* begin DATA *
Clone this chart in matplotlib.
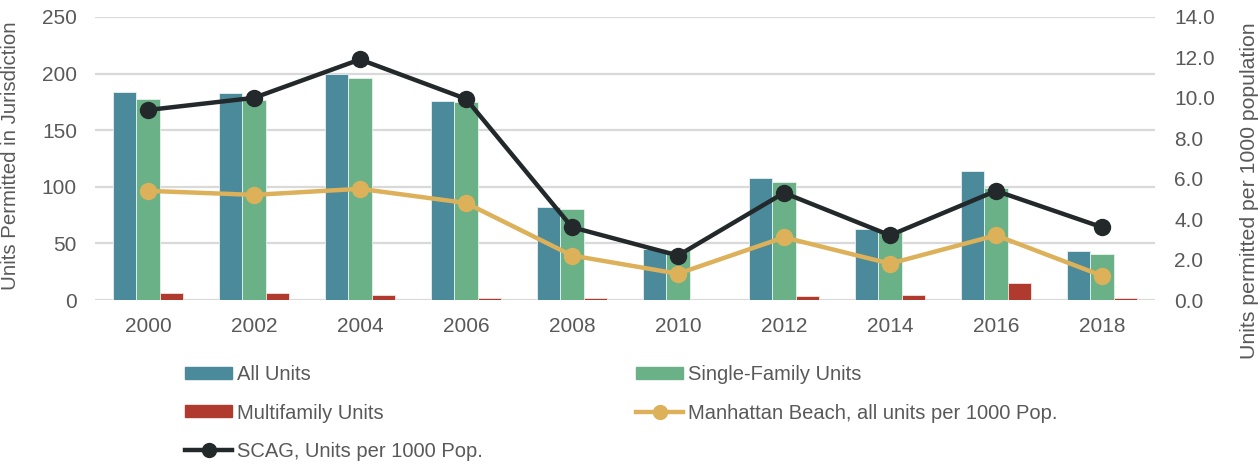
import matplotlib
matplotlib.use("Agg")
import matplotlib.pyplot as plt
from matplotlib.lines import Line2D
from matplotlib.patches import Patch
import numpy as np

# data
years = ["2000", "2002", "2004", "2006", "2008", "2010", "2012", "2014", "2016", "2018"]
all_units = [184, 183, 200, 176, 82, 45, 108, 63, 114, 43]
single_family = [178, 177, 196, 175, 80, 44, 104, 60, 99, 41]
multifamily = [6, 6, 4, 2, 1.5, 0, 3.5, 4, 15, 1.5]
mb_per_1000 = [5.4, 5.2, 5.5, 4.8, 2.2, 1.3, 3.1, 1.8, 3.2, 1.2]
scag_per_1000 = [9.4, 10.0, 11.9, 9.95, 3.6, 2.2, 5.3, 3.2, 5.4, 3.6]

C_ALL = "#4A8A9B"
C_SF = "#6AB187"
C_MF = "#B03A2E"
C_MB = "#DDB05A"
C_SCAG = "#23292B"
C_TXT = "#595959"
C_GRID = "#D9D9D9"

plt.rcParams["font.family"] = "Liberation Sans"

fig = plt.figure(figsize=(12.6, 4.65), dpi=100)
ax = fig.add_axes([95 / 1260, 1 - 300 / 465, 1060 / 1260, 283 / 465])

x = np.arange(len(years))
w = 0.222
ax.bar(x - w, all_units, w, color=C_ALL, edgecolor="#E8F0F2", linewidth=0.6, zorder=2)
ax.bar(x, single_family, w, color=C_SF, edgecolor="#E8F2EC", linewidth=0.6, zorder=2)
ax.bar(x + w, multifamily, w, color=C_MF, edgecolor="#F2E4E2", linewidth=0.6, zorder=2)

ax.set_xlim(-0.5, len(years) - 0.5)
ax.set_ylim(0, 250)
ax.set_yticks(range(0, 251, 50))
ax.set_xticks(x)
ax.set_xticklabels(years)
ax.grid(axis="y", color=C_GRID, linewidth=1.6, zorder=0)
ax.set_axisbelow(True)
for s in ax.spines.values():
    s.set_visible(False)
ax.tick_params(length=0, labelsize=15, colors=C_TXT)
ax.tick_params(axis="x", pad=12)
ax.tick_params(axis="y", pad=13)
ax.set_ylabel("Units Permitted in Jurisdiction", fontsize=14.7, color=C_TXT)
ax.yaxis.set_label_coords(-0.071, 0.51)

ax2 = ax.twinx()
ax2.plot(x, mb_per_1000, color=C_MB, linewidth=3.2, marker="o", markersize=11.5, zorder=3)
ax2.plot(x, scag_per_1000, color=C_SCAG, linewidth=3.2, marker="o", markersize=11.5, zorder=4)
ax2.set_ylim(0, 14)
ax2.set_yticks(np.arange(0, 14.1, 2))
ax2.set_yticklabels([f"{v:.1f}" for v in np.arange(0, 14.1, 2)])
for s in ax2.spines.values():
    s.set_visible(False)
ax2.tick_params(length=0, labelsize=15, colors=C_TXT, pad=14)
ax2.set_ylabel("Units permitted per 1000 population", fontsize=15.3, color=C_TXT,
               rotation=90)
ax2.yaxis.set_label_coords(1.080, 0.385)

h_all = Patch(color=C_ALL, label="All Units")
h_sf = Patch(color=C_SF, label="Single-Family Units")
h_mf = Patch(color=C_MF, label="Multifamily Units")
h_mb = Line2D([], [], color=C_MB, linewidth=3.2, marker="o", markersize=10,
              label="Manhattan Beach, all units per 1000 Pop.")
h_scag = Line2D([], [], color=C_SCAG, linewidth=3.2, marker="o", markersize=10,
                label="SCAG, Units per 1000 Pop.")

leg_kw = dict(frameon=False, handlelength=2.35, handleheight=0.55,
              handletextpad=0.25, labelspacing=0.97, borderaxespad=0, borderpad=0,
              prop={"size": 14.5})
leg1 = fig.legend(handles=[h_all, h_mf, h_scag], loc="upper left",
                  bbox_to_anchor=(185 / 1260, 1 - 365 / 465), **leg_kw)
leg2 = fig.legend(handles=[h_sf, h_mb], loc="upper left",
                  bbox_to_anchor=(636 / 1260, 1 - 365 / 465), **leg_kw)
for leg in (leg1, leg2):
    for t in leg.get_texts():
        t.set_color(C_TXT)

fig.savefig("out.png", dpi=100)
* end DATA *
* _PROBLEM TO SOLVE_
Emit the lines of the material exactly, from its first line to the line containing "import numpy as np", inclusive; leave every picture out.

* _EXERCISE RESULT_
Clone this chart in matplotlib.
import matplotlib
matplotlib.use("Agg")
import matplotlib.pyplot as plt
from matplotlib.lines import Line2D
from matplotlib.patches import Patch
import numpy as np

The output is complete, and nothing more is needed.